The question is no longer whether AI can write content. It can. The real question is whether AI-generated content can rank in search engines and, more importantly, whether it should be part of your SEO content strategy. The answer is nuanced, and getting it wrong can damage your site’s performance for months or longer.
This guide cuts through the hype and the fear to explain Google’s actual stance on AI content, where AI-assisted content succeeds and fails, and the best practices for using AI tools responsibly in your content production.
Google's Stance on AI Content
Google’s position has been consistent since February 2023, when it updated its guidance to focus on the quality of content rather than how it was produced. The key points:
Google does not penalize content solely because it was generated by AI. There is no automatic penalty for using AI writing tools. Google’s algorithms do not attempt to detect and suppress AI-generated content as a category.

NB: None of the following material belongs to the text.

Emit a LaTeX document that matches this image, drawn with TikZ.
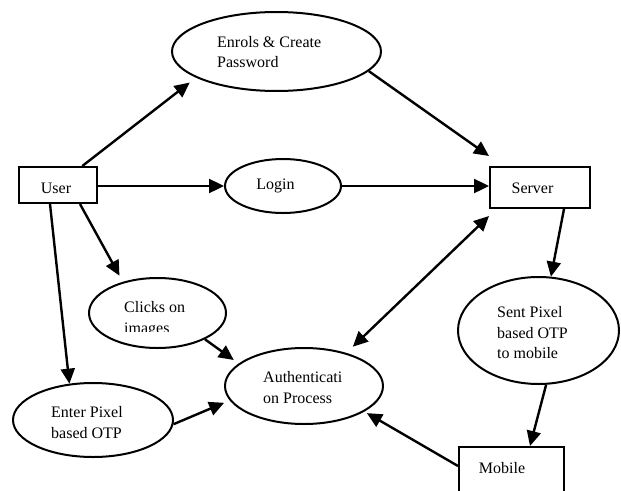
\documentclass[tikz,border=0pt]{standalone}
\usepackage{fontspec}
\setmainfont{Liberation Serif}
\usetikzlibrary{shapes.geometric,arrows.meta,calc}
\begin{document}
\begin{tikzpicture}[x=1pt,y=-1pt,
  box/.style={draw,line width=2pt,rectangle,inner sep=0pt},
  oval/.style={draw,line width=2pt,ellipse,inner sep=0pt},
  txt/.style={inner sep=0pt,align=left,font=\fontsize{16}{20.5}\selectfont},
  arr/.style={line width=2.4pt,-{Triangle[length=15pt,width=14pt]}},
  darr/.style={line width=2.4pt,{Triangle[length=15pt,width=14pt]}-{Triangle[length=15pt,width=14pt]}}]
\useasboundingbox (0,0) rectangle (621,490);
\clip (0,0) rectangle (621,490);
\fill[white] (0,0) rectangle (621,490);
% shapes
\node[box,minimum width=78pt,minimum height=36pt] (user) at (58,185) {};
\node[box,minimum width=100pt,minimum height=41pt] (server) at (540,187.5) {};
\node[box,minimum width=105pt,minimum height=80pt] (mobile) at (511.5,487) {};
\node[oval,minimum width=209pt,minimum height=79pt] (enrol) at (276.5,51.5) {};
\node[oval,minimum width=116pt,minimum height=54pt] (login) at (283,186) {};
\node[oval,minimum width=137pt,minimum height=70pt] (clicks) at (157.5,313) {};
\node[oval,minimum width=160pt,minimum height=74pt] (enter) at (93,420) {};
\node[oval,minimum width=158pt,minimum height=76pt] (auth) at (304,386) {};
\node[oval,minimum width=161pt,minimum height=107pt] (sent) at (538.5,330.5) {};
% texts
\node[txt] (userT) at (56,188) {User};
\node[txt] (serverT) at (532.5,188) {Server};
\node[txt] (mobileT) at (502,468) {Mobile};
\node[txt,anchor=west] (enrolT) at (217,52) {Enrols \& Create\\Password};
\node[txt] (loginT) at (275.5,186) {Login};
\node[txt,anchor=west] (clicksT) at (124,319) {Clicks on\\images};
\fill[white] (118,331.5) rectangle (185,339) coordinate (cover);
\node[txt,anchor=west] (enterT) at (51,422.5) {Enter Pixel\\based OTP};
\node[txt,anchor=west] (authT) at (263,387.5) {Authenticati\\on Process};
\node[txt,anchor=west] (sentT) at (497,333) {Sent Pixel\\based OTP\\to mobile};
% connectors
\draw[arr,shorten >=8pt] (user.38.7) -- (enrol.198.8);
\draw[arr] (enrol.348.4) -- ($(server.north west)+(0,-10)$);
\draw[arr] (user.east |- login.west) -- (login.west);
\draw[arr] (login.east) -- (login.east -| server.west);
\draw[arr,shorten >=7pt] ($(user.south)+(22,0)$) -- (clicks.138.5);
\draw[arr] ($(user.south)+(-8,0)$) -- (enter.123.5);
\draw[arr,shorten >=6pt] (clicks.331.3) -- (auth.161.3);
\draw[arr,shorten >=6pt] (enter.357.8) -- (auth.191.4);
\draw[darr,shorten <=9pt] (auth.38.4) -- ($(server.south west)+(0,7)$);
\draw[arr] ($(server.south)+(24,0)$) -- (sent.77.9);
\draw[arr] (sent.278.9) -- ($(mobile.north)+(18.5,0)$);
\draw[arr,shorten >=3pt] ($(mobile.north west)+(0,20)$) -- (auth.337.6);
\end{tikzpicture}
\end{document}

Google does penalize low-quality content, regardless of how it was produced. Content that is thin, unhelpful, unoriginal, or created primarily to manipulate search rankings violates Google’s spam policies whether a human wrote it, an AI wrote it, or both contributed.
The Helpful Content System evaluates content quality at the site level. This is critical. If a significant portion of your site consists of low-quality AI-generated content, it can drag down the performance of your entire domain, including your high-quality pages.
Google rewards content created for people, not for search engines. The litmus test is whether the content provides genuine value to the reader. AI-generated content that simply repackages existing search results adds no value. AI-assisted content that incorporates unique insights, first-hand experience, and expert analysis can provide substantial value.
What This Means in Practice
Google’s framework is intentionally method-agnostic. It does not care about the tool; it cares about the output. A well-researched, expertly reviewed, genuinely helpful article that used AI in its production process is treated the same as one written entirely by hand. Conversely, a lazy, generic article written by a human is just as problematic as a lazy, generic article written by AI.
The practical implication is that AI is a tool, not a shortcut. When used to augment human expertise, it can accelerate content production without sacrificing quality. When used to replace human expertise, it almost always produces content that fails to meet Google’s quality standards.
When AI Content Works for SEO
AI-assisted content can be effective in specific contexts and with appropriate human oversight.
Effective Use Cases
First drafts and outlines. AI excels at generating structured outlines and rough first drafts that human experts then refine, expand, and enhance with their own knowledge and experience. This can cut production time by 30 to 50 percent without sacrificing quality.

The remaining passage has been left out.